O artigo de Oliveiros Marques, publicado no Brasil247, que celebra o “pleno emprego” no Brasil como resultado de uma política consistente e soberana, demonstra um otimismo desmedido que ignora a complexidade da realidade socioeconômica do país. Embora o texto reconheça a existência de “ataques externos e internos”, ele se baseia em uma leitura superficial e parcial dos dados, falhando em conectar os números apresentados com a verdadeira situação do trabalhador brasileiro.
Marques celebra a criação de 150 mil novas vagas em agosto e mais de 1,5 milhão entre janeiro e julho, afirmando que “os números são animadores” e que “a economia brasileira segue em processo de fortalecimento”. No entanto, uma análise mais profunda revela que o nível de rendimento do trabalhador segue estagnado, sem superar os patamares de anos anteriores. Essa falta de crescimento salarial é a principal razão pela qual os brasileiros estão mais endividados do que nunca.
O aumento do endividamento familiar é um fato alarmante que não pode ser ignorado. Em julho de 2025, os brasileiros comprometiam quase metade de seus rendimentos (48,6%) com o pagamento de dívidas, e o percentual de famílias endividadas atingiu 78,4%. A inadimplência também cresceu, chegando a 30,2% em agosto, o maior índice desde maio do ano passado. Essa situação é particularmente grave para as famílias de baixa renda, com até 3 salários mínimos, onde 81% têm dívidas e 36,9% estão inadimplentes. A razão para essa realidade não é outra senão a combinação de baixos salários e juros exorbitantes, com o Banco Central fixando-os em 15% e os juros do cartão de crédito superando 450% ao ano, enriquecendo os bancos enquanto empobrecem a população.
Marques comemora que “somente entre janeiro e julho, foram gerados mais de 1,5 milhão de novos postos de trabalho” e que “vivemos hoje o cenário de pleno emprego, com taxa de desocupação de apenas 5,6% – o menor índice desde o início da série histórica do IBGE, em 2012”. Contudo, a qualidade desses empregos precisa ser questionada. Muitos deles são vagas temporárias, sem os direitos trabalhistas essenciais, como licença-maternidade, auxílio-alimentação e 13º salário. Um levantamento aponta que metade dos professores nas redes estaduais são temporários, e o número de temporários aumentou 37,7% entre 2014 e 2024, em grande parte pela ausência de direitos que diminui o custo de contratação para o empregador.

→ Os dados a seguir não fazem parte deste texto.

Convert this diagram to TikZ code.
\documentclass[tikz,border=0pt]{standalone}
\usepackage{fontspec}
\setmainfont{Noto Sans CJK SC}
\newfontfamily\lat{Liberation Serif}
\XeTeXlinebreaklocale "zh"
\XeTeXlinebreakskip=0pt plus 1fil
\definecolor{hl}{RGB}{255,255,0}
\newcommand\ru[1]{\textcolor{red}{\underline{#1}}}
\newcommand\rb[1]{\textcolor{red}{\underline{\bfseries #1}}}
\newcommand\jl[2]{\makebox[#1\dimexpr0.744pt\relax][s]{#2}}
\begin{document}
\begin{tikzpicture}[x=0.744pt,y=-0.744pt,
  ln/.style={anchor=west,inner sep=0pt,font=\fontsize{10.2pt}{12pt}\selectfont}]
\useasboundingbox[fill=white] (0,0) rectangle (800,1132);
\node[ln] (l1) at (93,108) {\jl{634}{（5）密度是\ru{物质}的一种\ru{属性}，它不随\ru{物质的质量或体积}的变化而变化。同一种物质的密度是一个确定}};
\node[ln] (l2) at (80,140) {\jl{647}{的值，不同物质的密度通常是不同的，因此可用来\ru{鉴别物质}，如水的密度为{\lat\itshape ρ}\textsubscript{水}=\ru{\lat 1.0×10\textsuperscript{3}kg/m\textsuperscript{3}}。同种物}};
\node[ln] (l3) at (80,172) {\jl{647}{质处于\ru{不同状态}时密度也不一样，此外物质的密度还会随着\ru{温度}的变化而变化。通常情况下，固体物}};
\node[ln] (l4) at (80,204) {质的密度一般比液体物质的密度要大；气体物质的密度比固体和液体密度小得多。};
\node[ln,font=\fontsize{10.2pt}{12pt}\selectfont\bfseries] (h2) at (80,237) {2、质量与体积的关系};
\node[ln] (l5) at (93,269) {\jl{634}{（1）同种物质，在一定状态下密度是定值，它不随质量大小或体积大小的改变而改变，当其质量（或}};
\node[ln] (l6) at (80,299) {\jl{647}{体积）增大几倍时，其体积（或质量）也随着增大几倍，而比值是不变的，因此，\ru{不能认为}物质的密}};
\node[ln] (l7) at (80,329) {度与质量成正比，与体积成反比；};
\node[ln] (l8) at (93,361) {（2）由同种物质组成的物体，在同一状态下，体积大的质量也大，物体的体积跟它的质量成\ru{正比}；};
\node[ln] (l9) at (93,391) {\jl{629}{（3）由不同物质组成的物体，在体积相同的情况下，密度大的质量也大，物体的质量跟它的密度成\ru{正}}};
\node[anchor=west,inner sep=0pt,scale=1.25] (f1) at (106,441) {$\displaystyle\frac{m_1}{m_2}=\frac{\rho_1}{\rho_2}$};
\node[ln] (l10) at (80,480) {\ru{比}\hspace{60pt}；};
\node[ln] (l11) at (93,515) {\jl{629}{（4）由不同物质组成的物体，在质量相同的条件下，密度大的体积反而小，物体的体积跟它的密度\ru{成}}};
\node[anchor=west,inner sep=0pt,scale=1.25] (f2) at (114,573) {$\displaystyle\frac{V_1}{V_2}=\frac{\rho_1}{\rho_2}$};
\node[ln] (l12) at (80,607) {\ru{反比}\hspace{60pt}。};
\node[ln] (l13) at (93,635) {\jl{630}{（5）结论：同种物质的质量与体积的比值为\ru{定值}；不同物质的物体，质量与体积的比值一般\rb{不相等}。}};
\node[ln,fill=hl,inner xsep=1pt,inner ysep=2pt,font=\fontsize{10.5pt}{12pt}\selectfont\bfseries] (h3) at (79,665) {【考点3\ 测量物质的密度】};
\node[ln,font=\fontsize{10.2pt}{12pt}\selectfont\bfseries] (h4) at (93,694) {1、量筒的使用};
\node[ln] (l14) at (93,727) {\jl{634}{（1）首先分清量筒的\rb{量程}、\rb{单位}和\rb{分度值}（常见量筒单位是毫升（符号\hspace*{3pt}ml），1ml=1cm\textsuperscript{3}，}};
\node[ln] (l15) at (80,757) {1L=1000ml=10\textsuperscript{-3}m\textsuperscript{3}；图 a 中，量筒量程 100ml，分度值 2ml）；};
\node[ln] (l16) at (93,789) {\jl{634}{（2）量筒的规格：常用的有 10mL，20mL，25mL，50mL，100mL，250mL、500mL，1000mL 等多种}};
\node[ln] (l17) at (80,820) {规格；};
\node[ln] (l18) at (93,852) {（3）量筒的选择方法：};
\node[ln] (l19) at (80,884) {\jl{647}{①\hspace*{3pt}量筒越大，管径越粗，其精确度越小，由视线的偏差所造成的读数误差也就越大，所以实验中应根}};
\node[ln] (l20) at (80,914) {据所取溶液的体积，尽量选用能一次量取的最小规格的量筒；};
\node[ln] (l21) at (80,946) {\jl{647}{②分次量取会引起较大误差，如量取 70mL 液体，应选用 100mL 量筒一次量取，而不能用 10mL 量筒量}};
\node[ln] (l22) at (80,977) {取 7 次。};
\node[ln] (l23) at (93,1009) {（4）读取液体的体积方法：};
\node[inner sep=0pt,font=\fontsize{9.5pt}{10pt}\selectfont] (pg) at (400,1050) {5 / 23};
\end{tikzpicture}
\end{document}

Além disso, o alto número de desalentados, pessoas que desistiram de procurar emprego, não pode ser ignorado. No segundo trimestre deste ano, 2,8 milhões de trabalhadores estavam nessa situação. Portanto, a euforia com o “pleno emprego” e a baixa taxa de desocupação se mostra insustentável quando se consideram a precariedade dos novos postos de trabalho e o grande contingente de pessoas que sequer procura mais por uma vaga.
A defesa da soberania brasileira, mencionada por Marques, parece mais uma peça de propaganda do que uma ação efetiva. A atitude do governo brasileiro diante da agressão americana contra a Venezuela, um país vizinho e amazônico, é um exemplo claro da falta de firmeza e de ação efetiva na defesa da soberania. O presidente, em seu discurso na ONU, foi incapaz de denunciar essa agressão, demonstrando uma postura de negociação e subserviência em vez de altivez.
O autor do artigo chega a celebrar que “a palhaçada patrocinada por uns e outros, desde as terras do Pateta, não produziu o efeito desejado de sabotar a economia brasileira”, atacando opositores. No entanto, sua visão se apega a uma narrativa de que “a aliança do atraso contra o Brasil” fracassou, mas ignora as fragilidades internas da nossa economia. A afirmação de que “o crescimento do Brasil é controlado, nunca ultrapassa determinados índices”, e de que ONGs, ministros e órgãos como o IBAMA são controlados do exterior para criar “empecilhos” para o desenvolvimento é uma forma de desviar a atenção dos reais problemas, como a falta de crescimento do rendimento e a precariedade do mercado de trabalho.
A realidade da vida do trabalhador brasileiro não está melhorando, e a celebração de números isolados não resolve os problemas enfrentados diariamente pelas famílias. A política de juros altos, a estagnação dos salários e o aumento da informalidade são obstáculos reais ao desenvolvimento, e a euforia retórica não será suficiente para garantir o apoio popular para uma eventual reeleição. É preciso ir além da propaganda e construir uma base sólida para a economia que realmente beneficie o povo brasileiro.